Following on your posting, I downloaded an opened Mellel. Immediately, I have to say this ... Meh. What gives? When you want to play around with a word processor-like UI to write a PhD, why not just use Pages or Word or NeoOffice?
To be rather blunt then (as if the above was not), my immediate impression is that Mellel is just another WYSIWG GUI word processor like Word, only with its own UI configurations. When it comes to writing content in the most efficient way possible, at some point, the bells and whistles put in front of you with such tools will just get in your way. I have seen it happen all too well and far too often.
At this point in your writing career, with what you have before you, I strongly encourage you to change gears. Focus first and foremost to find tools that help you first put content down in the fastest way possible. Leave the document management to a later point. Learn to write ideas fast and well, then learn to "make your final document pretty".
In this regards, eve after a short test run, my surprising impression is, Manuscripts is going to do very well at "getting content down quickly while staying out of your way". It is going to offer a place to focus on content first, then layout next. The only other competitor that I can truly see of equal caliber is Ulysses.
As far as citation managers, I might also recommend a different approach. Find something first and foremost that you immediately grasp as a solid database for your citations. It should allow you to tag, filter, and sort cleanly.. It should be intuitive to handle and less about "bells and whistles". Then, find a way to make that citation manager work with your workflow to create your document. Bookends looks good. So does Papers. So does Mendeley (the tool I use). Perhaps so does EndNote for that matter. My point is, any one of these tools exports a database content and/or has a way to "link" citations to your "word processor".

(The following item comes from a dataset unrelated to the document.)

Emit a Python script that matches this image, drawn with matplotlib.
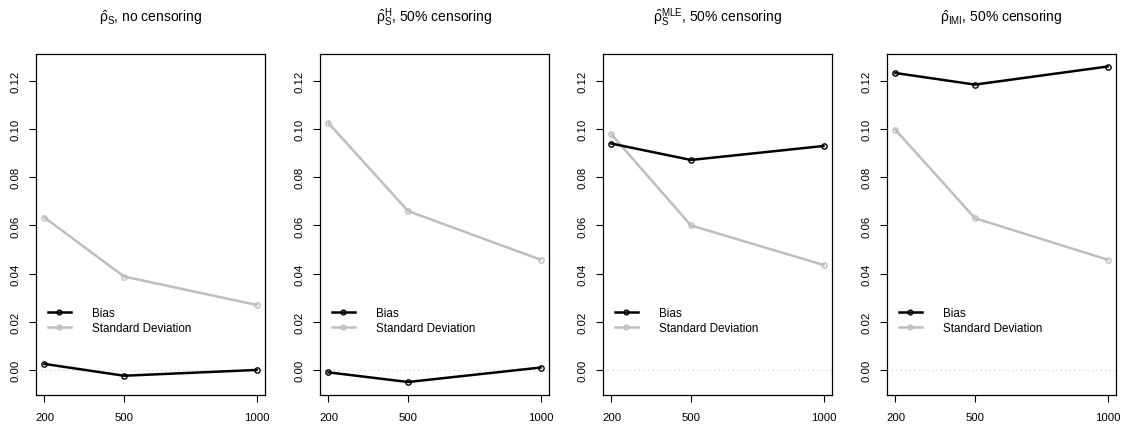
import matplotlib
matplotlib.use('Agg')
import matplotlib.pyplot as plt

plt.rcParams['font.family'] = ['Liberation Sans', 'DejaVu Sans']
plt.rcParams['mathtext.fontset'] = 'custom'
plt.rcParams['mathtext.rm'] = 'Liberation Sans'
plt.rcParams['mathtext.it'] = 'Liberation Sans'
plt.rcParams['mathtext.bf'] = 'Liberation Sans:bold'

sample_sizes = [200, 500, 1000]
titles = [r'$\hat{\rho}_{\mathrm{S}}$, no censoring',
          r'$\hat{\rho}_{\mathrm{S}}^{\mathrm{H}}$, 50% censoring',
          r'$\hat{\rho}_{\mathrm{S}}^{\mathrm{MLE}}$, 50% censoring',
          r'$\hat{\rho}_{\mathrm{IMI}}$, 50% censoring']
bias = [[0.0025, -0.0024, 0.0000],
        [-0.0010, -0.0050, 0.0010],
        [0.0940, 0.0872, 0.0930],
        [0.1233, 0.1185, 0.1260]]
sd = [[0.0633, 0.0388, 0.0270],
      [0.1025, 0.0660, 0.0458],
      [0.0978, 0.0600, 0.0436],
      [0.0997, 0.0630, 0.0458]]
yticks = [0.00, 0.02, 0.04, 0.06, 0.08, 0.10, 0.12]

W, H = 1130, 427
fig = plt.figure(figsize=(W / 100, H / 100), dpi=100)
lefts = [36, 320, 603, 887]
box_w = 229
top, bottom = 55, 396

for i in range(4):
    ax = fig.add_axes([lefts[i] / W, 1 - bottom / H, box_w / W, (bottom - top) / H])
    ax.axhline(0, color='#cccccc', lw=0.8, ls=(0, (1, 3)), zorder=1)
    ax.plot(sample_sizes, bias[i], color='black', lw=1.8, marker='o', ms=3.8,
            mfc='none', mec='black', mew=1.0, label='Bias', zorder=3)
    ax.plot(sample_sizes, sd[i], color='#bebebe', lw=1.8, marker='o', ms=3.8,
            mfc='none', mec='#bebebe', mew=1.0, label='Standard Deviation', zorder=2)
    ax.set_xlim(168, 1032)
    ax.set_ylim(-0.0104, 0.1312)
    ax.set_xticks(sample_sizes)
    ax.set_xticklabels([str(s) for s in sample_sizes])
    ax.set_yticks(yticks)
    ax.set_yticklabels(['%.2f' % v for v in yticks], rotation=90, va='center')
    ax.tick_params(length=5, width=0.8, labelsize=8.2, colors='black')
    ax.tick_params(axis='x', pad=7)
    ax.tick_params(axis='y', pad=6)
    for s in ax.spines.values():
        s.set_linewidth(0.9)
    ax.legend(loc='lower left', bbox_to_anchor=(0.03, 0.166), frameon=False,
              fontsize=8.4, handlelength=2.0, handletextpad=1.8, labelspacing=0.25,
              borderaxespad=0, markerscale=0.9)
    fig.text((lefts[i] + box_w / 2) / W, 1 - 18 / H, titles[i],
             ha='center', va='center', fontsize=10)

fig.savefig('out.png', dpi=100)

Finally, as far as having a good tool for layout management AFTER you generate your content, nothing beats LaTeX. It is free. You may bulk trying to use it for whatever reason. But ... it is absolutely the best.
I might also throw your words back at you. You wish for a product where you can "entrust your work". I've been using LaTeX for over 30 years starting well before when WYSIWYG was even invented. I can likely open my old journal articles from back then (if I could ever find them), compile them, and viola ... be back in business (well, except for the EPS -> PDF conversion step of the figures). So ... do you really "trust" that you will be able to open your Mellel document in 30 years?

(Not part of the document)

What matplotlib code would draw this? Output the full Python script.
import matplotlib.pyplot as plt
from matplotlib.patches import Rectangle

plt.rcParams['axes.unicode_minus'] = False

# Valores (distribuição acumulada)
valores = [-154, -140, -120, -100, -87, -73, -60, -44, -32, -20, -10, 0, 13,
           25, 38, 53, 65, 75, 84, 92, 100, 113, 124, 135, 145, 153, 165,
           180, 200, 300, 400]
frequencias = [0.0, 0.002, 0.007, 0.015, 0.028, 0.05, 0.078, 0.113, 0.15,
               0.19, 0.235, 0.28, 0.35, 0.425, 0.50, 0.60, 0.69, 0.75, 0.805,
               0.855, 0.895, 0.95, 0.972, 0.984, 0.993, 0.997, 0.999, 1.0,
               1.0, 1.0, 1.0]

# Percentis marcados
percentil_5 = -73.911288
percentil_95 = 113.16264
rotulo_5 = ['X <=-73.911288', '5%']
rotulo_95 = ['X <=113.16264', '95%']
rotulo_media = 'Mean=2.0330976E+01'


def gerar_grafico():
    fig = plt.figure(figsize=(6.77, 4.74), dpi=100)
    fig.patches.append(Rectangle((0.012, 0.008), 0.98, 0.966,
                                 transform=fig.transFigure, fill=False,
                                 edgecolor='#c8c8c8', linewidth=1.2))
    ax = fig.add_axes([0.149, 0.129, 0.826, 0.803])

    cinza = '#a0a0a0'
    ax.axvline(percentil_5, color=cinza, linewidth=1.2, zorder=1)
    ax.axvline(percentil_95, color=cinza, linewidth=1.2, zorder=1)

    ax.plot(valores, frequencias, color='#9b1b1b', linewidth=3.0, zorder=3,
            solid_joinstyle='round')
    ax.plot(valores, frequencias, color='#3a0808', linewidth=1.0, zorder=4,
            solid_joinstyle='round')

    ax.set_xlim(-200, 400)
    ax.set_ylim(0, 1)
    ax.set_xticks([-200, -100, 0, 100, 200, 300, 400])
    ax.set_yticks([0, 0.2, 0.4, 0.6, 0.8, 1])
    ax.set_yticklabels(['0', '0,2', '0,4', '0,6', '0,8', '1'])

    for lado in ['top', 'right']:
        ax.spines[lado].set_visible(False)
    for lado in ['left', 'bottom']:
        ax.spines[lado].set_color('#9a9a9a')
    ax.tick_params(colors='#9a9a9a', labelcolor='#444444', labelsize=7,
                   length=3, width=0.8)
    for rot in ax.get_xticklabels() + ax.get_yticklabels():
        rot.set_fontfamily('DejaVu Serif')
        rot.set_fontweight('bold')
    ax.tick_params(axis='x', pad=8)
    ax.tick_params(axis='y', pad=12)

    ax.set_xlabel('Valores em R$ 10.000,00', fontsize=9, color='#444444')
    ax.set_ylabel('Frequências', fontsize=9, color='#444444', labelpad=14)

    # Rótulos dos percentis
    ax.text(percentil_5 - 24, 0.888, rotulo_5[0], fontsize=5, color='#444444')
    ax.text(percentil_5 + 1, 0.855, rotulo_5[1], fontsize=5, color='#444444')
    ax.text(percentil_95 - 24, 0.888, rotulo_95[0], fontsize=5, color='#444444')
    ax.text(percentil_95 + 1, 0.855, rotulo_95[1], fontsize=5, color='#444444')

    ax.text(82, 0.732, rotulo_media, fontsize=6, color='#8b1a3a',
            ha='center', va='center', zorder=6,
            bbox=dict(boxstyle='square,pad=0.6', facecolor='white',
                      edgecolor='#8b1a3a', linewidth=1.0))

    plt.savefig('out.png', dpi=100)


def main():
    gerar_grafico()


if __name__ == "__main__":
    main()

This is not to say that Manuscripts does not have some of the other problems that you mentioned. I've noted some of my own already elsewhere. This is to say, your lament that Manuscripts won't do what you need is misplaced. I think you don't yet know what you really need. Also, your outcry that Manuscripts is an app that we might not be able to entrust with our work shows a bit more the extent of what you possibly do not know about how to evaluate this criteria properly in the first place.